The Annual General Meeting, which shall be held each year within six months of the conclusion of the financial year, shall deal with the following matters:

  1. Election of a Chairman at the General Meeting;
  2. Preparation and approval of a voting list;
  3. Election of one or two persons to check the minutes;
  4. Examination whether the Meeting has been properly convened;
  5. Approval of the agenda;
  6. Presentation of the Annual Report and the Auditors’ Report and, where applicable, of the Consolidated Accounts and the Auditors’ Report on the Group;
  7. Resolutions in respect of:
  • a) Adoption of the income statement and the balance sheet and, where applicable, of the consolidated income statement and the consolidated balance sheet;
  • b) Appropriation of the Company’s profit or loss according to the adopted balance sheet;
  • c) The Directors’ and the President’s discharge from liability;
  1. Determination of the remuneration payable to the Board of Directors and, where applicable, to the Auditors;
  2. Election of Directors and, where applicable, of Deputy Directors;
  3. Election, where applicable, of Auditors and Deputy Auditors;
  4. Other matters which shall be dealt with at the Meeting according to the Swedish Companies Act (2005:551) or these Articles of Association.
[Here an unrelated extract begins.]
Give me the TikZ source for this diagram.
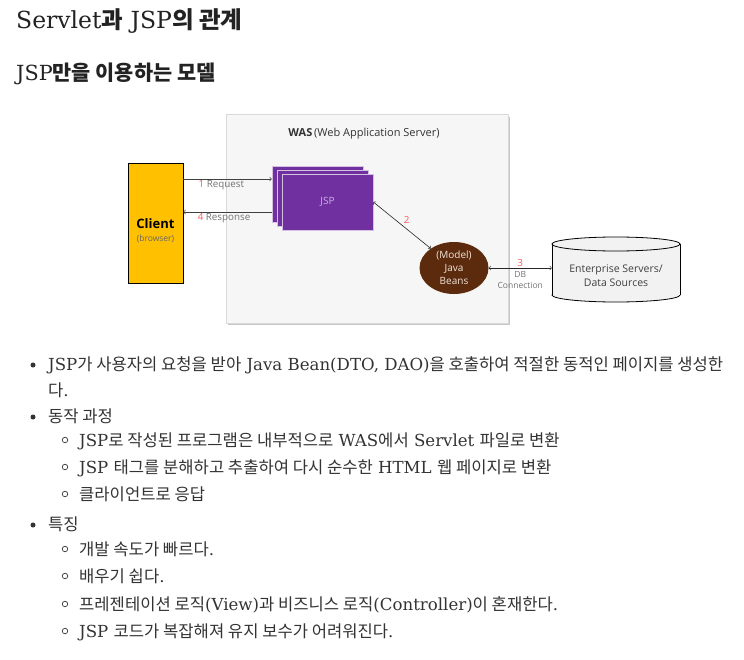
\documentclass[tikz,border=0pt]{standalone}
\usepackage{fontspec}
\setmainfont{DejaVu Serif}
\newfontfamily\kofont{Noto Sans CJK KR}
\newfontfamily\diafont{Open Sans}
\newcommand{\ko}[1]{{\kofont #1}}
\usetikzlibrary{shapes.geometric}
\definecolor{bodyclr}{HTML}{333333}
\definecolor{headclr}{HTML}{222222}
\definecolor{clientyellow}{HTML}{FFC000}
\definecolor{jsppurple}{HTML}{7030A0}
\definecolor{jsplight}{HTML}{C9B3E0}
\definecolor{beansbrown}{HTML}{5C2A0D}
\definecolor{beanstext}{HTML}{F2E6DA}
\definecolor{wasgray}{HTML}{F6F6F6}
\definecolor{dbgray}{HTML}{F2F2F2}
\definecolor{numred}{HTML}{FF5A5A}
\definecolor{lblgray}{HTML}{737373}

\begin{document}
\begin{tikzpicture}[x=1bp,y=-1bp,
    bodytext/.style={anchor=base west,inner sep=0pt,text=bodyclr,font=\fontsize{16.6bp}{20bp}\selectfont},
    bulletdot/.style={circle,fill=bodyclr,inner sep=0pt,minimum size=5bp},
    bulletring/.style={circle,draw=bodyclr,line width=0.7bp,inner sep=0pt,minimum size=5.5bp},
    jspbox/.style={rectangle,fill=jsppurple,draw=white!70!jsppurple,line width=0.6bp,minimum width=91bp,minimum height=56bp},
    lbl/.style={font=\diafont\fontsize{9.8bp}{12bp}\selectfont,text=lblgray,inner sep=1.5bp}]
\useasboundingbox[fill=white] (0,0) rectangle (744,660);

\node[anchor=base west,inner sep=0pt,text=headclr,font=\fontsize{23.5bp}{28bp}\selectfont] (title) at (16,29) {Servlet\ko{\bfseries 과} JSP\ko{\bfseries 의 관계}};
\node[anchor=base west,inner sep=0pt,text=headclr,font=\fontsize{20.8bp}{25bp}\selectfont] (subtitle) at (16,81) {JSP{\kofont\bfseries 만을 이용하는 모델}};

% WAS
\fill[black!22] (228,117) rectangle (510,325);
\draw[fill=wasgray,draw=black!15,line width=1bp] (226,115) rectangle (508,323);
\node[font=\diafont\fontsize{11bp}{13bp}\selectfont,text=black!80] (wastitle) at (364,134) {\textbf{WAS}\,(Web Application Server)};

\node[draw=black,line width=0.8bp,fill=clientyellow,minimum width=55bp,minimum height=120bp] (client) at (155.5,223) {};
\node[align=center,inner sep=0pt] (clientname) at ([yshift=-8bp]client.center) {{\diafont\bfseries\fontsize{13bp}{15bp}\selectfont Client}\\[1bp]{\diafont\fontsize{8.5bp}{10bp}\selectfont\color{black!60}(browser)}};

\node[jspbox] (jsp3) at (317.5,194) {};
\node[jspbox] (jsp2) at (322.5,198) {};
\node[jspbox,text=jsplight,font=\diafont\fontsize{10bp}{12bp}\selectfont] (jsp1) at (327.5,202) {JSP};

\node[ellipse,fill=beansbrown,minimum width=69bp,minimum height=52bp,inner sep=0pt,align=center,text=beanstext,font=\diafont\fontsize{10bp}{13bp}\selectfont] (beans) at (454,268) {(Model)\\Java\\Beans};

% DB
\draw[fill=dbgray,line width=0.8bp] (616,295) ellipse [x radius=64,y radius=7];
\fill[dbgray] (552,244) rectangle (680,295);
\draw[line width=0.8bp] (552,244) -- (552,295) (680,244) -- (680,295);
\draw[fill=dbgray,line width=0.8bp] (616,244) ellipse [x radius=64,y radius=7];
\node[align=center,inner sep=0pt,minimum width=128bp,text=black!75,font=\diafont\fontsize{10.5bp}{14bp}\selectfont] (db) at (616,276) {Enterprise Servers/\\Data Sources};

\coordinate (reqstart) at ([yshift=44bp]client.east);
\coordinate (respstart) at ([yshift=11bp]client.east);
\draw[->,black!75,line width=0.6bp] (reqstart) -- node[lbl,below,pos=0.43] {\textcolor{numred}{1} Request} (reqstart -| jsp3.west);
\draw[->,black!75,line width=0.6bp] (respstart -| jsp3.west) -- node[lbl,below,pos=0.54] {\textcolor{numred}{4} Response} (respstart);
\draw[<->,black!85,line width=0.6bp] (jsp1.east) -- node[lbl,above right,text=numred] {2} (beans.140);
\draw[<->,black!85,line width=0.6bp] (beans.east) -- node[lbl,above,text=numred] {3} node[lbl,below,yshift=-2bp,align=center,font=\diafont\fontsize{8.5bp}{11bp}\selectfont] {DB\\Connection} (db.west |- beans.east);

% list
\foreach \y in {365,417,525} \node[bulletdot] (dot\y) at (33,\y) {};
\foreach \y in {440,467,494,549,576,604,631} \node[bulletring] (ring\y) at (65,\y) {};
\node[bodytext] (item1a) at (48,370) {JSP\ko{가 사용자의 요청을 받아} Java Bean(DTO, DAO)\ko{을 호출하여 적절한 동적인 페이지를 생성한}};
\node[bodytext] (item1b) at (48,396) {\ko{다}.};
\node[bodytext] (item2) at (48,422) {\ko{동작 과정}};
\node[bodytext] (item2a) at (79,446) {JSP\ko{로 작성된 프로그램은 내부적으로} WAS\ko{에서} Servlet \ko{파일로 변환}};
\node[bodytext] (item2b) at (79,473) {JSP \ko{태그를 분해하고 추출하여 다시 순수한} HTML \ko{웹 페이지로 변환}};
\node[bodytext] (item2c) at (79,500) {\ko{클라이언트로 응답}};
\node[bodytext] (item3) at (48,530) {\ko{특징}};
\node[bodytext] (item3a) at (79,555) {\ko{개발 속도가 빠르다}.};
\node[bodytext] (item3b) at (79,582) {\ko{배우기 쉽다}.};
\node[bodytext] (item3c) at (79,610) {\ko{프레젠테이션 로직}(View)\ko{과 비즈니스 로직}(Controller)\ko{이 혼재한다}.};
\node[bodytext] (item3d) at (79,637) {JSP \ko{코드가 복잡해져 유지 보수가 어려워진다}.};
\end{tikzpicture}
\end{document}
In addition to the place where the board of directors has its registered office, the annual general meeting may also be held in Solna.

§ 11

Financial year

The financial year of the Company shall be the calendar year.

§ 12

Record day provisions

The Company’s shares shall be registered in a central securities depository register pursuant to the Financial Instruments Accounts Act (1998:1479).

The shareholder or nominee who on the record date is entered in the share register and noted in a central securities depository register in accordance with Chapter 4 of the Swedish Central Securities Depositories and Financial Instruments Accounts Act (1998:1479) or the individual who is recorded in a central securities depository account according to Chapter 4, Section 18, first paragraph 6-8 of the said Act, shall be deemed to be competent to exercise the rights that follow from Chapter 4. Section 39 of the Swedish Companies Act (2005:551).
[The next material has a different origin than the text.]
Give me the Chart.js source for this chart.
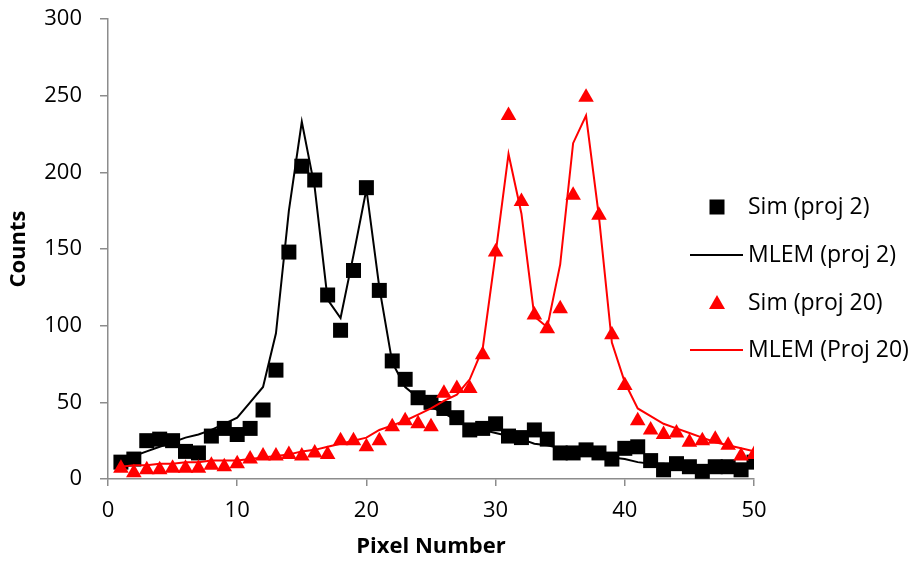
<!DOCTYPE html>
<html>
<head>
<meta charset="utf-8">
<title>Counts vs Pixel Number</title>
<script src="https://cdn.jsdelivr.net/npm/chart.js@4/dist/chart.umd.min.js"></script>
<style>
  html, body { margin: 0; padding: 0; background: #ffffff; }
  #wrap { width: 917px; height: 561px; }
</style>
</head>
<body>
<div id="wrap"><canvas id="chart" width="917" height="561"></canvas></div>
<script>
// data
const pixels = [1, 2, 3, 4, 5, 6, 7, 8, 9, 10, 11, 12, 13, 14, 15, 16, 17, 18, 19, 20,
  21, 22, 23, 24, 25, 26, 27, 28, 29, 30, 31, 32, 33, 34, 35, 36, 37, 38, 39, 40,
  41, 42, 43, 44, 45, 46, 47, 48, 49, 50];

const simProj2 = [11, 13, 25, 26, 25, 18, 17, 28, 33, 29, 33, 45, 71, 148, 204, 195, 120, 97, 136, 190,
  123, 77, 65, 53, 50, 46, 40, 32, 33, 36, 28, 27, 32, 26, 17, 17, 19, 17, 13, 20,
  21, 12, 6, 10, 8, 5, 8, 8, 6, 11];

const mlemProj2 = [11, 15, 18, 21, 24, 27, 29, 32, 36, 40, 50, 60, 95, 175, 233, 190, 117, 105, 146, 189,
  125, 76, 60, 53, 47, 43, 38, 34, 32, 30, 28, 26, 23, 22, 20, 18, 17, 15, 14, 13,
  11, 10, 10, 9, 9, 9, 9, 9, 9, 10];

const simProj20 = [7, 4, 6, 6, 7, 7, 7, 9, 8, 10, 13, 15, 15, 16, 15, 17, 16, 25, 25, 21,
  25, 34, 38, 36, 34, 56, 59, 59, 81, 148, 237, 181, 107, 98, 111, 185, 249, 172, 94, 61,
  38, 32, 29, 30, 24, 25, 26, 22, 15, 16];

const mlemProj20 = [8, 9, 9, 10, 10, 11, 11, 12, 12, 12, 13, 14, 15, 16, 18, 19, 21, 23, 25, 27,
  32, 35, 38, 42, 46, 51, 55, 65, 85, 147, 212, 173, 106, 99, 140, 219, 237, 171, 89, 63,
  46, 41, 36, 33, 30, 27, 24, 22, 20, 18];

const seriesNames = ["Sim (proj 2)", "MLEM (proj 2)", "Sim (proj 20)", "MLEM (Proj 20)"];
const xTicks = [0, 10, 20, 30, 40, 50];
const yTicks = [0, 50, 100, 150, 200, 250, 300];

function points(values) {
  return pixels.map((p, i) => ({ x: p, y: values[i] }));
}

const axisColor = "#8c8c8c";
const font = "'Open Sans', 'DejaVu Sans', sans-serif";

// legend drawn inside the plot, like the spreadsheet one
const sideLegend = {
  id: "sideLegend",
  afterDraw(chart) {
    const ctx = chart.ctx;
    const rows = [207, 255, 303, 350];
    ctx.save();
    ctx.font = "23px " + font;
    ctx.textBaseline = "middle";
    ctx.fillStyle = "#000000";

    // square
    ctx.fillRect(717 - 7.5, rows[0] - 7.5, 15, 15);
    // black line
    ctx.strokeStyle = "#000000";
    ctx.lineWidth = 2;
    ctx.beginPath();
    ctx.moveTo(690, rows[1]);
    ctx.lineTo(743, rows[1]);
    ctx.stroke();
    // triangle
    ctx.fillStyle = "#ff0000";
    ctx.beginPath();
    ctx.moveTo(717, rows[2] - 8);
    ctx.lineTo(725, rows[2] + 6);
    ctx.lineTo(709, rows[2] + 6);
    ctx.closePath();
    ctx.fill();
    // red line
    ctx.strokeStyle = "#ff0000";
    ctx.beginPath();
    ctx.moveTo(690, rows[3]);
    ctx.lineTo(743, rows[3]);
    ctx.stroke();

    ctx.fillStyle = "#000000";
    seriesNames.forEach((name, i) => {
      ctx.fillText(name, 748, rows[i]);
    });
    ctx.restore();
  }
};

const ctx = document.getElementById("chart").getContext("2d");

new Chart(ctx, {
  type: "line",
  data: {
    datasets: [
      {
        label: seriesNames[0],
        data: points(simProj2),
        showLine: false,
        pointStyle: "rect",
        pointRadius: 10.6,
        pointBackgroundColor: "#000000",
        pointBorderColor: "#000000",
        pointBorderWidth: 0,
        order: 4
      },
      {
        label: seriesNames[1],
        data: points(mlemProj2),
        borderColor: "#000000",
        borderWidth: 2,
        pointRadius: 0,
        tension: 0,
        order: 3
      },
      {
        label: seriesNames[2],
        data: points(simProj20),
        showLine: false,
        pointStyle: "triangle",
        pointRadius: 9,
        pointBackgroundColor: "#ff0000",
        pointBorderColor: "#ff0000",
        pointBorderWidth: 0,
        order: 2
      },
      {
        label: seriesNames[3],
        data: points(mlemProj20),
        borderColor: "#ff0000",
        borderWidth: 2,
        pointRadius: 0,
        tension: 0,
        order: 1
      }
    ]
  },
  options: {
    responsive: false,
    animation: false,
    layout: { padding: { top: 19, right: 163, left: 0, bottom: 0 } },
    plugins: {
      legend: { display: false },
      tooltip: { enabled: false }
    },
    scales: {
      x: {
        type: "linear",
        min: 0,
        max: 50,
        afterBuildTicks: (scale) => { scale.ticks = xTicks.map((v) => ({ value: v })); },
        afterFit: (scale) => {
          scale.height = 82;
          scale.paddingLeft = 0;
          scale.paddingRight = 0;
        },
        grid: { drawOnChartArea: false, drawTicks: true, tickLength: 7, color: axisColor, lineWidth: 1.5 },
        border: { color: axisColor, width: 1.5 },
        ticks: { color: "#000000", font: { family: font, size: 22 }, padding: 12, maxRotation: 0 },
        title: {
          display: true,
          text: "Pixel Number",
          color: "#000000",
          font: { family: font, size: 22, weight: "bold" },
          padding: { top: 0, bottom: 1 }
        }
      },
      y: {
        min: 0,
        max: 300,
        afterBuildTicks: (scale) => { scale.ticks = yTicks.map((v) => ({ value: v })); },
        afterFit: (scale) => {
          scale.width = 108;
          scale.paddingTop = 0;
          scale.paddingBottom = 0;
        },
        grid: { drawOnChartArea: false, drawTicks: true, tickLength: 8, color: axisColor, lineWidth: 1.5 },
        border: { color: axisColor, width: 1.5 },
        ticks: { color: "#000000", font: { family: font, size: 22 }, padding: 18 },
        title: {
          display: true,
          text: "Counts",
          color: "#000000",
          font: { family: font, size: 22, weight: "bold" },
          padding: { top: 6, bottom: 0 }
        }
      }
    }
  },
  plugins: [sideLegend]
});
</script>
</body>
</html>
_______________________________

The above Articles of Association have been adopted by the Annual General Meeting on May 18 2021.

Related documents

Corporate governance description

Björn Borg applies the Swedish Code of Corporate Governance.

Corporate governance refers to the framework of rules and structure established for governing and managing operations in a limited liability company in an efficient and controlled manner. Ultimately, corporate governance is intended to satisfy the shareholders’ requirements for return on investment and other stakeholders’ needs for information on the company and its development.

Management and control of the Björn Borg Group is distributed between the shareholders at the Annual General Meeting, the Board of Directors and the CEO in accordance with the Swedish Company’s Act and the company’s Articles of Association.